Iridoros slapped him on the arm, and Euclides laughed, advancing on him. Iridoros’ lips were trembling under Euclides’ as he kissed the messenger and tasted his tongue, tasted the sweat from his face clinging to his lips. He scent of ozone was thick between them, and felt gathered between their lips.

“I haven’t laid down my message,” said Iridoros.

“I sent the message, Menelaus acting on my behalf,” said Euclides. “The message was only: I come here, gladly, to be fucked before the open skies.”

“Oh,” said Iridoros, and laughed. His thighs were shivering, his knees weak, but he nonetheless clumsily wrapped his legs around Euclides’ waist and pulled him closer. “Fucked twice, didn’t it say?”

“It didn’t specify.”

“What if it did?”

“It didn’t.”

Iridoros sighed emphatically, gripping Euclides by the jaw and looking him in the eye. “Yes, alright,” he said, patiently impatient. “And what if it did?”

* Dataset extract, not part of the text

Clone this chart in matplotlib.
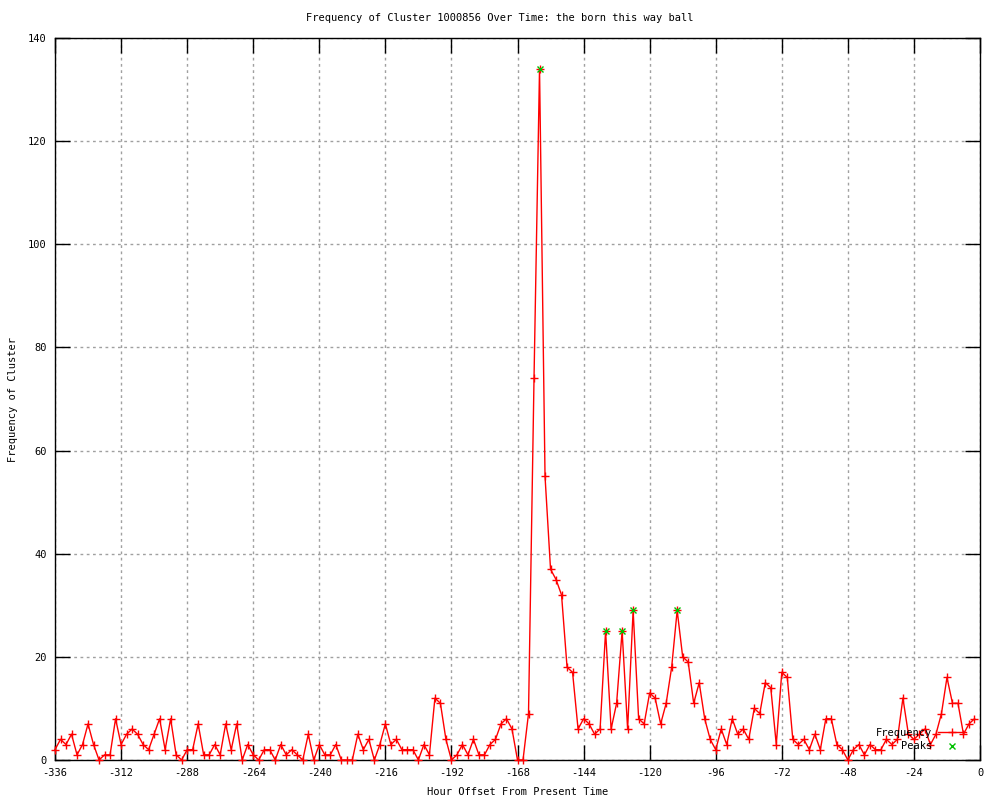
import numpy as np
import matplotlib
matplotlib.use('Agg')
import matplotlib.pyplot as plt

# hour offsets, one reading every two hours
hours = np.arange(-336, 0, 2)
frequency = [
    2, 4, 3, 5, 1, 3, 7, 3, 0, 1, 1, 8, 3, 5, 6, 5, 3, 2, 5, 8,
    2, 8, 1, 0, 2, 2, 7, 1, 1, 3, 1, 7, 2, 7, 0, 3, 1, 0, 2, 2,
    0, 3, 1, 2, 1, 0, 5, 0, 3, 1, 1, 3, 0, 0, 0, 5, 2, 4, 0, 3,
    7, 3, 4, 2, 2, 2, 0, 3, 1, 12, 11, 4, 0, 1, 3, 1, 4, 1, 1, 3,
    4, 7, 8, 6, 0, 0, 9, 74, 134, 55, 37, 35, 32, 18, 17, 6, 8, 7, 5, 6,
    25, 6, 11, 25, 6, 29, 8, 7, 13, 12, 7, 11, 18, 29, 20, 19, 11, 15, 8, 4,
    2, 6, 3, 8, 5, 6, 4, 10, 9, 15, 14, 3, 17, 16, 4, 3, 4, 2, 5, 2,
    8, 8, 3, 2, 0, 2, 3, 1, 3, 2, 2, 4, 3, 4, 12, 5, 4, 5, 6, 3,
    5, 9, 16, 11, 11, 5, 7, 8,
]
peak_hours = [-160, -136, -130, -126, -110]
peak_values = [134, 25, 25, 29, 29]

x_ticks = list(range(-336, 1, 24))
y_ticks = list(range(0, 141, 20))

plt.rcParams['font.family'] = 'DejaVu Sans Mono'
plt.rcParams['font.size'] = 7.5
plt.rcParams['axes.unicode_minus'] = False

fig = plt.figure(figsize=(10, 8), dpi=100)
ax = fig.add_axes([0.055, 0.05, 0.925, 0.9025])

ax.plot(hours, frequency, color='red', linewidth=1, marker='+',
        markersize=6, markeredgewidth=1, clip_on=False, label='Frequency',
        zorder=3)
ax.plot(peak_hours, peak_values, linestyle='none', color='#00c000',
        marker='x', markersize=5, markeredgewidth=1, label='Peaks', zorder=4)

ax.set_xlim(-336, 0)
ax.set_ylim(0, 140)
ax.set_xticks(x_ticks)
ax.set_yticks(y_ticks)
ax.grid(True, color='#a0a0a0', linestyle=(0, (2, 2.5)), linewidth=1)
ax.set_axisbelow(True)
ax.tick_params(direction='in', length=11, width=1, top=True, right=True,
               labelsize=7.5, pad=6)
for spine in ax.spines.values():
    spine.set_linewidth(1)

ax.set_xlabel('Hour Offset From Present Time', fontsize=7.5)
ax.set_ylabel('Frequency of Cluster', fontsize=7.5)
ax.xaxis.set_label_coords(0.5, -0.038)
ax.yaxis.set_label_coords(-0.04, 0.5)
fig.text(0.5, 0.977, 'Frequency of Cluster 1000856 Over Time: the born this way ball',
         ha='center', va='center', fontsize=7.5)

ax.legend(loc='lower right', bbox_to_anchor=(0.99, 0.005), frameon=False,
          markerfirst=False, handlelength=2.6, borderpad=0, labelspacing=0.3,
          handletextpad=0.6, fontsize=7.5)

fig.savefig('out.png', dpi=100)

Euclides smiled at him, stroking a thumb up and down his side. “Let me tie up your hair first,” he said quietly. “Keep it from getting tangled.”

“How chivalrous of you — revolting,” Iridoros said. “Alright. Tie my hair up, Euclides of Laconia, Son of Zeus, and then fuck me once again.”

“And I have other offerings to make as we — ”

Euclides,” Iridoros whined, and Euclides, laughing, set about making his new messenger, sun-kissed and lightning-touched, happy.